Так или иначе, мы должны быть готовы к тому, чтобы понять и принять вызовы, исходящие от мусульманского мира. Цивилизационные вызовы всегда персонифицированы, то есть они исходят от конкретного образа человека, который лепит заявившая о своем превосходстве цивилизация. В былое время успешное наступление европейского мира на мусульманский объяснялось превосходством — в чем-то мнимом, а в чем-то вполне реальном — Европы над Азией. Но вот уже, по крайней мере, несколько десятилетий мы наблюдаем деградацию европейского человека, которая в подрастающих поколениях достигает такой степени, что Европа — “вечная
Европа” — перестает в них узнавать сама себя.
Это утверждение в полной мере относится и к России. В недавно опубликованной газетной статье (“Известия” от 07.07.2006) преподаватель из Ставрополья сокрушался: “Наши школы сейчас опустили планку и все больше выпускают Маугли”. Вряд ли это такое уж сильное преувеличение. И мало утешения в том, что киплинговский образ лесного мальчика еще больше подходит к выпускникам школ Соединенных Штатов — страны, на чьи плечи Киплинг возложил наибольшую часть “бремени белых” (знаменитое стихотворение было написано в период испано-американской войны и адресовано в первую очередь американцам).
Совершенно противоположную картину мы видим на мусульманской стороне, где школе уделяется первостепенное внимание. Сейчас мировая общественность бьет тревогу по поводу иранской ядерной бомбы, которая, в случае если она появится на свет, будет использована скорее всего для выяснения отношений внутри самого мусульманского мира и, во всяком случае, не изменит сколько-нибудь радикально вес Ирана в международных делах. Между тем реальная сила этой страны куется не в тайных подземных лабораториях, а в обыкновенных школах. Я не могу распространяться здесь об иранской педагогике (надеюсь поговорить о ней в другой раз) и замечу лишь, что при нынешней постановке образования в Иране или в той части мусульманского мира, которую возглавит Иран, через два-три поколения может возникнуть цивилизация, более жизнеспособная, чем евроамериканская в ее нынешнем состоянии.

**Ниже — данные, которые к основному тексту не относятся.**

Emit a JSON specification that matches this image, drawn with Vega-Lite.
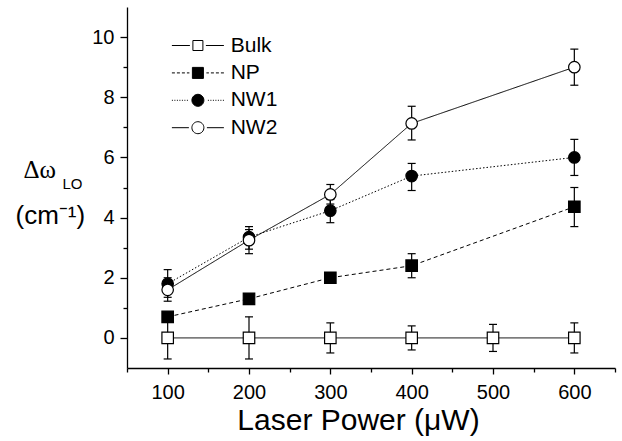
{
  "$schema": "https://vega.github.io/schema/vega-lite/v6.json",
  "width": 488,
  "height": 361,
  "autosize": "none",
  "padding": {"left": 127, "top": 7, "right": 7, "bottom": 73},
  "background": "white",
  "config": {
    "view": {"stroke": null},
    "font": "Liberation Sans",
    "axis": {
      "domainColor": "black", "domainWidth": 1.3, "tickColor": "black", "tickWidth": 1.3,
      "labelColor": "black", "labelFont": "Liberation Sans", "labelFontSize": 20,
      "grid": false, "titleColor": "black", "titleFontWeight": "normal", "titleFont": "Liberation Sans"
    }
  },
  "data": {"values": [
    {"series": "Bulk", "power": 100, "value": 0, "lo": -0.7, "hi": 0.7},
    {"series": "Bulk", "power": 200, "value": 0, "lo": -0.7, "hi": 0.7},
    {"series": "Bulk", "power": 300, "value": 0, "lo": -0.5, "hi": 0.5},
    {"series": "Bulk", "power": 400, "value": 0, "lo": -0.4, "hi": 0.4},
    {"series": "Bulk", "power": 500, "value": 0, "lo": -0.45, "hi": 0.45},
    {"series": "Bulk", "power": 600, "value": 0, "lo": -0.5, "hi": 0.5},
    {"series": "NP", "power": 100, "value": 0.7, "lo": 0.55, "hi": 0.85},
    {"series": "NP", "power": 200, "value": 1.3, "lo": 1.15, "hi": 1.45},
    {"series": "NP", "power": 300, "value": 2.0, "lo": 1.85, "hi": 2.15},
    {"series": "NP", "power": 400, "value": 2.4, "lo": 2.0, "hi": 2.8},
    {"series": "NP", "power": 600, "value": 4.36, "lo": 3.7, "hi": 5.0},
    {"series": "NW1", "power": 100, "value": 1.8, "lo": 1.35, "hi": 2.27},
    {"series": "NW1", "power": 200, "value": 3.35, "lo": 2.95, "hi": 3.6},
    {"series": "NW1", "power": 300, "value": 4.23, "lo": 3.83, "hi": 4.6},
    {"series": "NW1", "power": 400, "value": 5.38, "lo": 4.9, "hi": 5.8},
    {"series": "NW1", "power": 600, "value": 6.0, "lo": 5.4, "hi": 6.6},
    {"series": "NW2", "power": 100, "value": 1.6, "lo": 1.22, "hi": 2.0},
    {"series": "NW2", "power": 200, "value": 3.25, "lo": 2.8, "hi": 3.7},
    {"series": "NW2", "power": 300, "value": 4.77, "lo": 4.45, "hi": 5.1},
    {"series": "NW2", "power": 400, "value": 7.13, "lo": 6.58, "hi": 7.7},
    {"series": "NW2", "power": 600, "value": 9.0, "lo": 8.4, "hi": 9.6}
  ]},
  "resolve": {
    "scale": {"shape": "independent", "fill": "independent", "stroke": "independent"},
    "axis": {"x": "independent", "y": "independent"}
  },
  "layer": [
    {
      "mark": {"type": "line", "color": "black", "strokeWidth": 1},
      "encoding": {
        "x": {"field": "power", "type": "quantitative",
          "scale": {"domain": [50, 650], "nice": false, "zero": false},
          "axis": {
            "values": [50, 100, 150, 200, 250, 300, 350, 400, 450, 500, 550, 600, 650],
            "labelExpr": "datum.value % 100 === 0 ? datum.label : ''",
            "tickSize": {"condition": {"test": "datum.value % 100 === 0", "value": 6}, "value": 4},
            "labelPadding": 24, "labelBaseline": "alphabetic", "labelOverlap": false, "labelFlush": false,
            "title": "Laser Power (μW)", "titleFontSize": 30, "titleX": 231, "titleY": 61,
            "titleBaseline": "alphabetic", "titleAlign": "center"
          }
        },
        "y": {"field": "value", "type": "quantitative",
          "scale": {"domain": [-1, 11], "nice": false, "zero": false},
          "axis": {
            "values": [0, 1, 2, 3, 4, 5, 6, 7, 8, 9, 10],
            "labelExpr": "datum.value % 2 === 0 ? datum.label : ''",
            "tickSize": {"condition": {"test": "datum.value % 2 === 0", "value": 7}, "value": 4},
            "labelPadding": 6, "labelOverlap": false, "labelFlush": false,
            "title": "Δω", "titleFont": "Liberation Serif", "titleFontSize": 25, "titleAngle": 0,
            "titleAlign": "left", "titleBaseline": "alphabetic", "titleX": -104, "titleY": 170
          }
        },
        "strokeDash": {"field": "series", "type": "nominal",
          "scale": {"domain": ["Bulk", "NP", "NW1", "NW2"], "range": [[1, 0], [4, 3], [1.5, 2], [1, 0]]},
          "legend": null}
      }
    },
    {
      "mark": {"type": "rule", "color": "black", "strokeWidth": 1.2},
      "encoding": {
        "x": {"field": "power", "type": "quantitative",
          "axis": {"orient": "top", "title": "(cm⁻¹)", "domain": false, "ticks": false, "labels": false,
            "titleX": -112, "titleY": 216, "titleAlign": "left", "titleBaseline": "alphabetic", "titleFontSize": 26}},
        "y": {"field": "lo", "type": "quantitative",
          "axis": {"orient": "right", "title": "LO", "domain": false, "ticks": false, "labels": false,
            "titleX": -553, "titleY": 181, "titleAngle": 0, "titleAlign": "left", "titleBaseline": "alphabetic", "titleFontSize": 15}},
        "y2": {"field": "hi"}
      }
    },
    {
      "mark": {"type": "tick", "orient": "horizontal", "size": 8, "thickness": 1.2, "color": "black", "opacity": 1},
      "encoding": {
        "x": {"field": "power", "type": "quantitative", "axis": null},
        "y": {"field": "lo", "type": "quantitative", "axis": null}
      }
    },
    {
      "mark": {"type": "tick", "orient": "horizontal", "size": 8, "thickness": 1.2, "color": "black", "opacity": 1},
      "encoding": {
        "x": {"field": "power", "type": "quantitative", "axis": null},
        "y": {"field": "hi", "type": "quantitative", "axis": null}
      }
    },
    {
      "mark": {"type": "point", "stroke": "black", "strokeWidth": 1.2, "opacity": 1, "size": 132},
      "encoding": {
        "x": {"field": "power", "type": "quantitative", "axis": null},
        "y": {"field": "value", "type": "quantitative", "axis": null},
        "shape": {"field": "series", "type": "nominal",
          "scale": {"domain": ["Bulk", "NP", "NW1", "NW2"], "range": ["square", "square", "circle", "circle"]},
          "legend": null},
        "fill": {"field": "series", "type": "nominal",
          "scale": {"domain": ["Bulk", "NP", "NW1", "NW2"], "range": ["white", "black", "black", "white"]},
          "legend": null}
      }
    },
    {
      "transform": [{"filter": "false"}],
      "mark": {"type": "point", "strokeWidth": 1, "size": 100},
      "encoding": {
        "x": {"field": "power", "type": "quantitative", "axis": null},
        "y": {"field": "value", "type": "quantitative", "axis": null},
        "shape": {"field": "series", "type": "nominal",
          "scale": {"domain": ["Bulk", "NP", "NW1", "NW2"], "range": [
            "M-5.2,0H-1.6M1.6,0H5.2M-1,-1H1V1H-1Z",
            "M-5.2,0H-4.6M-4.2,0H-3.6M-3.2,0H-2.6M-2.2,0H-1.7M1.7,0H2.2M2.6,0H3.2M3.6,0H4.2M4.6,0H5.2M-1.1,-1.1H1.1V1.1H-1.1Z",
            "M-5.2,0h0.2M-4.7,0h0.2M-4.2,0h0.2M-3.7,0h0.2M-3.2,0h0.2M-2.7,0h0.2M-2.2,0h0.2M2,0h0.2M2.5,0h0.2M3,0h0.2M3.5,0h0.2M4,0h0.2M4.5,0h0.2M5,0h0.2M1.2,0A1.2,1.2,0,1,1,-1.2,0A1.2,1.2,0,1,1,1.2,0Z",
            "M-5.2,0H-1.8M1.8,0H5.2M1.2,0A1.2,1.2,0,1,1,-1.2,0A1.2,1.2,0,1,1,1.2,0Z"
          ]},
          "legend": {"orient": "none", "legendX": 60.4, "legendY": 28, "title": null, "padding": 0,
            "labelFont": "Liberation Sans", "labelFontSize": 21, "labelColor": "black", "labelOffset": 22.3,
            "symbolSize": 100, "symbolStrokeWidth": 1, "symbolOpacity": 1, "rowPadding": 5.4}},
        "fill": {"field": "series", "type": "nominal",
          "scale": {"domain": ["Bulk", "NP", "NW1", "NW2"], "range": ["white", "black", "black", "white"]},
          "legend": {"orient": "none", "legendX": 60.4, "legendY": 28, "title": null, "padding": 0,
            "labelFont": "Liberation Sans", "labelFontSize": 21, "labelColor": "black", "labelOffset": 22.3,
            "symbolSize": 100, "symbolStrokeWidth": 1, "symbolOpacity": 1, "rowPadding": 5.4}},
        "stroke": {"field": "series", "type": "nominal",
          "scale": {"domain": ["Bulk", "NP", "NW1", "NW2"], "range": ["black", "black", "black", "black"]},
          "legend": {"orient": "none", "legendX": 60.4, "legendY": 28, "title": null, "padding": 0,
            "labelFont": "Liberation Sans", "labelFontSize": 21, "labelColor": "black", "labelOffset": 22.3,
            "symbolSize": 100, "symbolStrokeWidth": 1, "symbolOpacity": 1, "rowPadding": 5.4}}
      }
    }
  ]
}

В “Шехеразаде”, симфонической поэме Н.А.Римского-Корсакова, есть эпизод, который сам автор интерпретировал следующим образом: на море разыгралась буря, ветер несет судно Синдбада на утес с высящимся на нем неким медным всадником, и корабль разбивается о скалу. Композитор в данном случае опирался на рассказ календера Аджиб ибн Хадыба из “Тысячи и одной ночи”, но трудно представить, чтобы он не вложил в этот эпизод также и аллегорический смысл. При всей его очарованности поэзией “Тысячи и одной ночи” Римский-Корсаков тем не менее изобразил, как мусульманство терпит поражение в столкновении с городом Медного всадника.
Если продолжить эту аллегорию, придется признать, что в резко изменившихся обстоятельствах столкновение вряд ли представляет опасность для мусульманского корабля. Дай Бог устоять Медному всаднику.